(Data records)
######
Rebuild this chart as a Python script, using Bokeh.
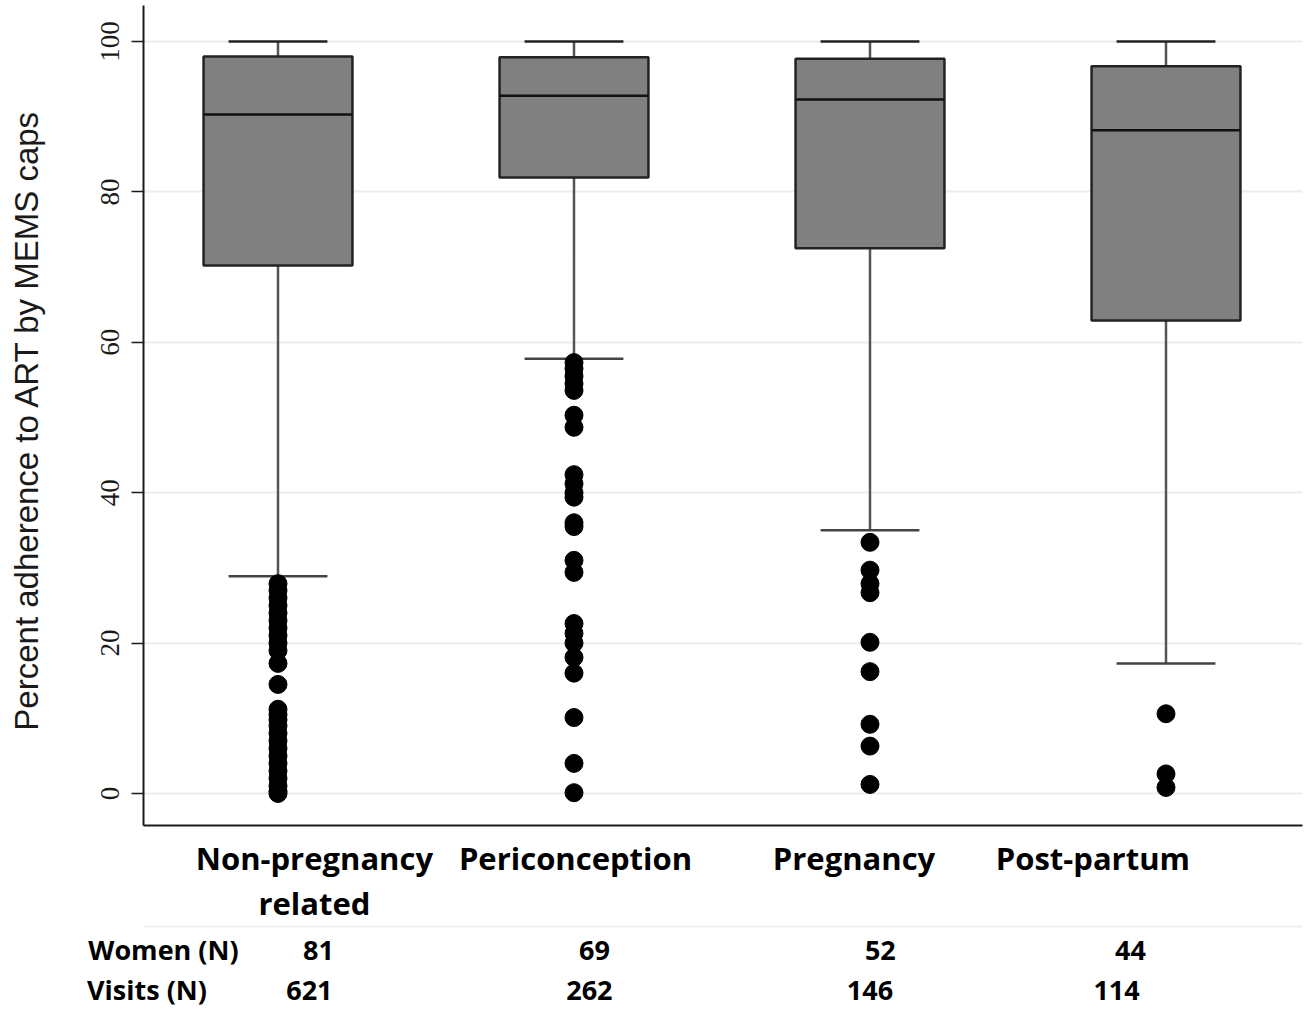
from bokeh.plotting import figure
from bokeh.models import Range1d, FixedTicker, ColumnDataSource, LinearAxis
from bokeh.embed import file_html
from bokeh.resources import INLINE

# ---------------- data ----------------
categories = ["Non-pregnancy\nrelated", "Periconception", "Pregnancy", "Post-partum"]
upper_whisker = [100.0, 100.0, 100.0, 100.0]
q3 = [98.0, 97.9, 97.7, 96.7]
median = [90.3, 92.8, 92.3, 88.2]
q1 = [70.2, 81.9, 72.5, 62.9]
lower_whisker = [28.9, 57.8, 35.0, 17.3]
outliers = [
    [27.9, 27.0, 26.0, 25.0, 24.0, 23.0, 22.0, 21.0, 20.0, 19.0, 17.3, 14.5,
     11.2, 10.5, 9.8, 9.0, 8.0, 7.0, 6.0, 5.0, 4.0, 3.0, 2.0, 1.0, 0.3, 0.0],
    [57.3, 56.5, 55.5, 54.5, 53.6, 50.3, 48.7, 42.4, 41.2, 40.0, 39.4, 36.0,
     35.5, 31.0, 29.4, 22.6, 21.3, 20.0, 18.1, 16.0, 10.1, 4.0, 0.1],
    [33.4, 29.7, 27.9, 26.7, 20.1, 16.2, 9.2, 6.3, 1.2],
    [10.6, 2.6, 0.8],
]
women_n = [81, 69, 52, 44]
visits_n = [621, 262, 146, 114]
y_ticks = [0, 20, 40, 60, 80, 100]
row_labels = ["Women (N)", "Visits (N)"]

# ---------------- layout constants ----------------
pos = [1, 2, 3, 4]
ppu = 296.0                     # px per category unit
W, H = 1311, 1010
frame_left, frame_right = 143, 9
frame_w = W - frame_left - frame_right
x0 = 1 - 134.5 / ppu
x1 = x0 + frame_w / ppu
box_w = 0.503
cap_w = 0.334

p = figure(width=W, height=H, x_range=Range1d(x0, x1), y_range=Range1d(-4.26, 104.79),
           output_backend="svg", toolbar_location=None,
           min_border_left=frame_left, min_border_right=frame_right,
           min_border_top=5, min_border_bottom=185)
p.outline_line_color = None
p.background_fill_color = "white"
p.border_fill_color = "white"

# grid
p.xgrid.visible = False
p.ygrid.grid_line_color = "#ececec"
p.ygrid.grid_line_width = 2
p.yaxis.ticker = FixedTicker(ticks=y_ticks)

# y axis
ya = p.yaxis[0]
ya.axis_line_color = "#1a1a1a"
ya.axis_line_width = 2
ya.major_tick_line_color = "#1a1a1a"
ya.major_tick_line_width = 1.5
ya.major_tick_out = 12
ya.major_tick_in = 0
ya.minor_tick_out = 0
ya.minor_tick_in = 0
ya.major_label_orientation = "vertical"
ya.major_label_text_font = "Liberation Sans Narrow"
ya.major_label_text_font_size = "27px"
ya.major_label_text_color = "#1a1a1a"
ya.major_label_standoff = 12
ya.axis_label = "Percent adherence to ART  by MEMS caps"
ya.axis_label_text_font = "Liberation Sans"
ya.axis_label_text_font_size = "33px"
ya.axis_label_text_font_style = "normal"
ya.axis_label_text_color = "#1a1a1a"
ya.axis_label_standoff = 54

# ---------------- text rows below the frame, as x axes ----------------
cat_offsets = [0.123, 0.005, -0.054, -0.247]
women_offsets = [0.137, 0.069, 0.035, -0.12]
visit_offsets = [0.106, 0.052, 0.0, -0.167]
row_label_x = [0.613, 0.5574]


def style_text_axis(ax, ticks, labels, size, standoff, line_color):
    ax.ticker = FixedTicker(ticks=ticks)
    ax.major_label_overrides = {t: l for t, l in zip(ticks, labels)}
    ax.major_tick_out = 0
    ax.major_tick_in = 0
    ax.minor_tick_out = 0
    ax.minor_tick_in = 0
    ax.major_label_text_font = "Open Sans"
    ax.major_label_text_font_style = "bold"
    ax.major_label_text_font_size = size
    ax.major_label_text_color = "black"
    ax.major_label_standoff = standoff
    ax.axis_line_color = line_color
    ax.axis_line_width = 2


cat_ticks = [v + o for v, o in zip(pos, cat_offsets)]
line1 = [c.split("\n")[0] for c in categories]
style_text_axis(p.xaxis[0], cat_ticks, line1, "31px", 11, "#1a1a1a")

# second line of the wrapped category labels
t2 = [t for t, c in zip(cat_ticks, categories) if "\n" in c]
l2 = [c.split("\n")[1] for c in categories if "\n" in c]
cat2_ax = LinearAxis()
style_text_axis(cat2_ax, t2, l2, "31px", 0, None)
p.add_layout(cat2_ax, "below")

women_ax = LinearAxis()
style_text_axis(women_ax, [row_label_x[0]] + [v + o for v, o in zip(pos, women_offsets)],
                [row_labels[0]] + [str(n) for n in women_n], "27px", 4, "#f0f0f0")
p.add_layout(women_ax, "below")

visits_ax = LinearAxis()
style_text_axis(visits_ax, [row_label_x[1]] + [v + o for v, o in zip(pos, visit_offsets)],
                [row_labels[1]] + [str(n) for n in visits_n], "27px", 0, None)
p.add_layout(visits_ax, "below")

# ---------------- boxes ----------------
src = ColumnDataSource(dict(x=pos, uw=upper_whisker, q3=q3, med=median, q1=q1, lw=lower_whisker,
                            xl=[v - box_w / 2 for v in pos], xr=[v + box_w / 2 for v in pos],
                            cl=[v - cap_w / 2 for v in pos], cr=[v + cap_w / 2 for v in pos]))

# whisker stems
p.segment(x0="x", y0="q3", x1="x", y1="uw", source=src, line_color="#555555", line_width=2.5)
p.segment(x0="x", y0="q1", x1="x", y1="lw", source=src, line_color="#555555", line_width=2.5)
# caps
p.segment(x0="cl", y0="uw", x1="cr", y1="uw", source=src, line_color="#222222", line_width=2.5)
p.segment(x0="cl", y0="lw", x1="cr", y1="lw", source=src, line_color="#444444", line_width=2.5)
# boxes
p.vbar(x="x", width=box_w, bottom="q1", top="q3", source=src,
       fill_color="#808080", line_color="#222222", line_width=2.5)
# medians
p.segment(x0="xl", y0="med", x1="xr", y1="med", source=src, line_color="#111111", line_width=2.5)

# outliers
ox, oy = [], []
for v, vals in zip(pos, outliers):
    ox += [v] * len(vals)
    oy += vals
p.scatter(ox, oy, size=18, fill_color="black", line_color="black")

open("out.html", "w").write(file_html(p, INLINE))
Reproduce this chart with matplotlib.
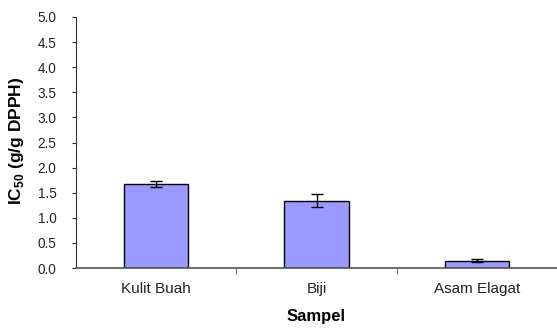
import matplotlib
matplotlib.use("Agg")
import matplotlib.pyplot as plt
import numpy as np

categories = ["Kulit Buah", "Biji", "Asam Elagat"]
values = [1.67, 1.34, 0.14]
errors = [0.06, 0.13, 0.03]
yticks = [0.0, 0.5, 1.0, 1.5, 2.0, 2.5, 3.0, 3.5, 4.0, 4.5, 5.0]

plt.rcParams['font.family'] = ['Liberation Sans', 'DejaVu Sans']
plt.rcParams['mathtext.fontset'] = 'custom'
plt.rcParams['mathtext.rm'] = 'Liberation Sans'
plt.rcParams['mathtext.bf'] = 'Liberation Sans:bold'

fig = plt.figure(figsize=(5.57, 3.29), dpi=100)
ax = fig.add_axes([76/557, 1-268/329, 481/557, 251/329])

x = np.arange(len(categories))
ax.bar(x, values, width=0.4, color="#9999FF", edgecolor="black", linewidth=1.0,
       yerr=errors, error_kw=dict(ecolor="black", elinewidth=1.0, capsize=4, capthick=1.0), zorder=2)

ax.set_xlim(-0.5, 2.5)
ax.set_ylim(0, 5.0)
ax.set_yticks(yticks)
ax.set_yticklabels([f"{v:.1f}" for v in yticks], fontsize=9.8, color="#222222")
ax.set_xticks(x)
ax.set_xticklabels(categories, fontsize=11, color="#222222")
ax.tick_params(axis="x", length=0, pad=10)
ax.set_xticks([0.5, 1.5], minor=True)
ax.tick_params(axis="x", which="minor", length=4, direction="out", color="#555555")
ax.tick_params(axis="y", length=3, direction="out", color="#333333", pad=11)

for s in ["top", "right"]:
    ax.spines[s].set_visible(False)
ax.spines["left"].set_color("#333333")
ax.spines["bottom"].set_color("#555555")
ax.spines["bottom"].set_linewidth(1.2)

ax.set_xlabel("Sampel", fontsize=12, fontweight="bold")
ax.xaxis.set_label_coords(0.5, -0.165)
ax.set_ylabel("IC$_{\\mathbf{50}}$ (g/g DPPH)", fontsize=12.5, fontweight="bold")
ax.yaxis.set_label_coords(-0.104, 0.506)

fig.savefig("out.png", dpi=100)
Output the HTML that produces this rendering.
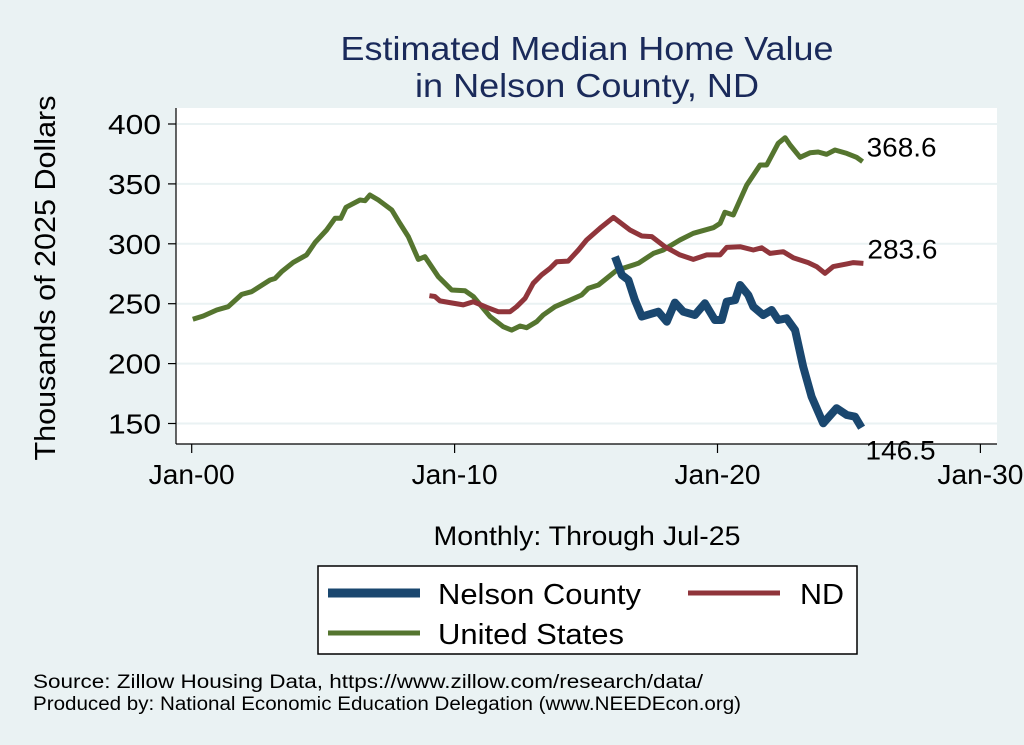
######
▸ SHORT PROBLEM: Begin with the first line of the entries above and write out each line exactly, ending with the line containing "cap_w = 0.334". Leave out pictures.

▸ RESPONSE TO THE TASK:
Rebuild this chart as a Python script, using Bokeh.
from bokeh.plotting import figure
from bokeh.models import Range1d, FixedTicker, ColumnDataSource, LinearAxis
from bokeh.embed import file_html
from bokeh.resources import INLINE

# ---------------- data ----------------
categories = ["Non-pregnancy\nrelated", "Periconception", "Pregnancy", "Post-partum"]
upper_whisker = [100.0, 100.0, 100.0, 100.0]
q3 = [98.0, 97.9, 97.7, 96.7]
median = [90.3, 92.8, 92.3, 88.2]
q1 = [70.2, 81.9, 72.5, 62.9]
lower_whisker = [28.9, 57.8, 35.0, 17.3]
outliers = [
    [27.9, 27.0, 26.0, 25.0, 24.0, 23.0, 22.0, 21.0, 20.0, 19.0, 17.3, 14.5,
     11.2, 10.5, 9.8, 9.0, 8.0, 7.0, 6.0, 5.0, 4.0, 3.0, 2.0, 1.0, 0.3, 0.0],
    [57.3, 56.5, 55.5, 54.5, 53.6, 50.3, 48.7, 42.4, 41.2, 40.0, 39.4, 36.0,
     35.5, 31.0, 29.4, 22.6, 21.3, 20.0, 18.1, 16.0, 10.1, 4.0, 0.1],
    [33.4, 29.7, 27.9, 26.7, 20.1, 16.2, 9.2, 6.3, 1.2],
    [10.6, 2.6, 0.8],
]
women_n = [81, 69, 52, 44]
visits_n = [621, 262, 146, 114]
y_ticks = [0, 20, 40, 60, 80, 100]
row_labels = ["Women (N)", "Visits (N)"]

# ---------------- layout constants ----------------
pos = [1, 2, 3, 4]
ppu = 296.0                     # px per category unit
W, H = 1311, 1010
frame_left, frame_right = 143, 9
frame_w = W - frame_left - frame_right
x0 = 1 - 134.5 / ppu
x1 = x0 + frame_w / ppu
box_w = 0.503
cap_w = 0.334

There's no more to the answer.